(Candace #35) — I’ve seen three of the five nominees for best picture in 2008 (“The Curious Case of Benjamin Button,” “The Reader” and “Slumdog Millionaire” — didn’t see “Milk” or”Frost/Nixon”).
None of them impacted me the way I think a best picture should, where dynamic acting and a riveting storyline suspend a viewer’s disbelief all the way through to the very final moment. (“Slumdog” came close; but alas, its sappy, you-are-my-destiny Hollywood ending squeezed rolls, not tears, from my cynical eyes.)
I did, however, recently see “Doubt” at Movies 10; and now I’m standing on my plush theater seat asking, “Why wasn’t this movie one of the year’s top picks?”
Let’s see. Dynamic acting? Main cast members Meryl Streep, Philip Seymour Hoffman and Amy Adams share three Academy Awards and 19 Academy nominations between them. That’s enough starpower to ignite a giant cineplex.
No offense to the bravely naked Kate Winslet, but I thought Streep’s performance as a hardened Bronx Catholic school principal blew hers right off the pages of those books she loved to read (er, have read to her). And Hoffman, who is rapidly becoming one of my favorite actors, can tug at your trust-strings and turn you cold with suspicion all in the space of his eyebrows and forehead. Throw in his blue emo-orbs, and soon you’re grappling with the truth of your own soul. He’s that good.
Adams, who brings some of her “Enchanted” naivete to her role as a young teacher at the school, offers the least remarkable of the three performances, which is like saying chocolate ice cream isn’t quite as good as fudge brownie ripple or decadent chocolate thunder. Heck, they’re all chocolate.
The scenes where Streep and Adams, and later just Streep, confront Hoffman with their suspicions that his priestly dealings with a young schoolboy are less than divinely appropriate are some of the most compelling, uncomfortable, tension-filled moments I’ve seen on screen.
The final stand-down between the principal and the priest is beautifully played, due in large part to a fantastic script by director John Patrick Shanley, who adapted the screenplay from his Pulitzer prize-winning play of the same name.

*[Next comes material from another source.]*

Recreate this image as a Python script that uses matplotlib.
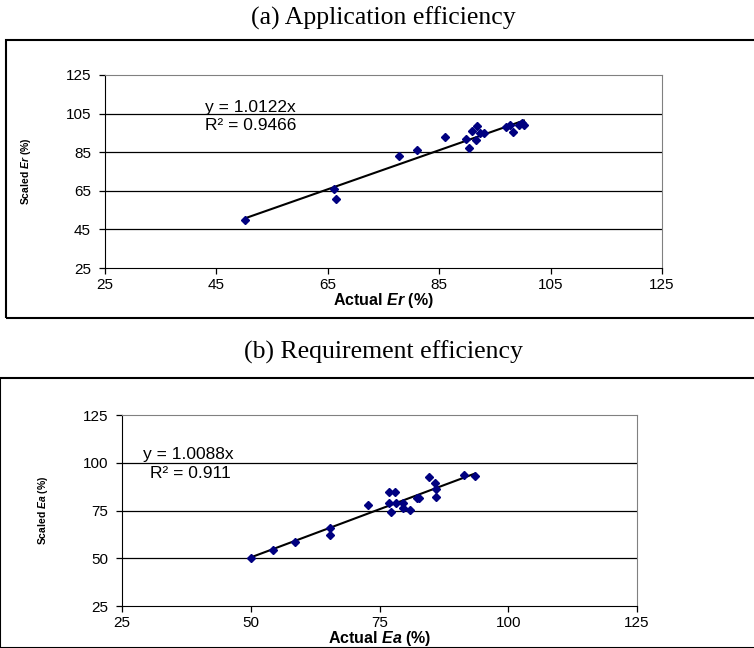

And therein lies the other essential ingredient to a consistenly great movie. A riveting storyline. Honest dialogue. A plot so adeptly developed that when the main character suddenly pitches a fit/hops a train/purposely drives a car into a tree/runs with a pack of wolves, it both surprises you and immediately feels completely right.
“Doubt” offers quite the plot challenge. Perhaps the biggest strike against it is that its subject matter has been splayed widely in disheartening news reports in recent years. No one is going to hand over money for “Doubt” expecting to munch popcorn with a heart as light as the cholesterol-free buttery spread.
But, as with all good movies, this one journeys far deeper than its external premise. Just when you think you’ve identified a “bad guy,” you’re forced to rethink your stance. Is Streep’s tight-lipped Sister Aloysius a heartless dictator or a woman willing to sacrifice her own integrity to save a child? Is Hoffman’s Father Flynn a gentle, progressive, loving man or a struggling pedophile?
True to its title, the plot gifts its viewers with ambiguity. And with that, the opportunity for reflection and self-examination. No gift-wrapped happy endings here. Just real questions.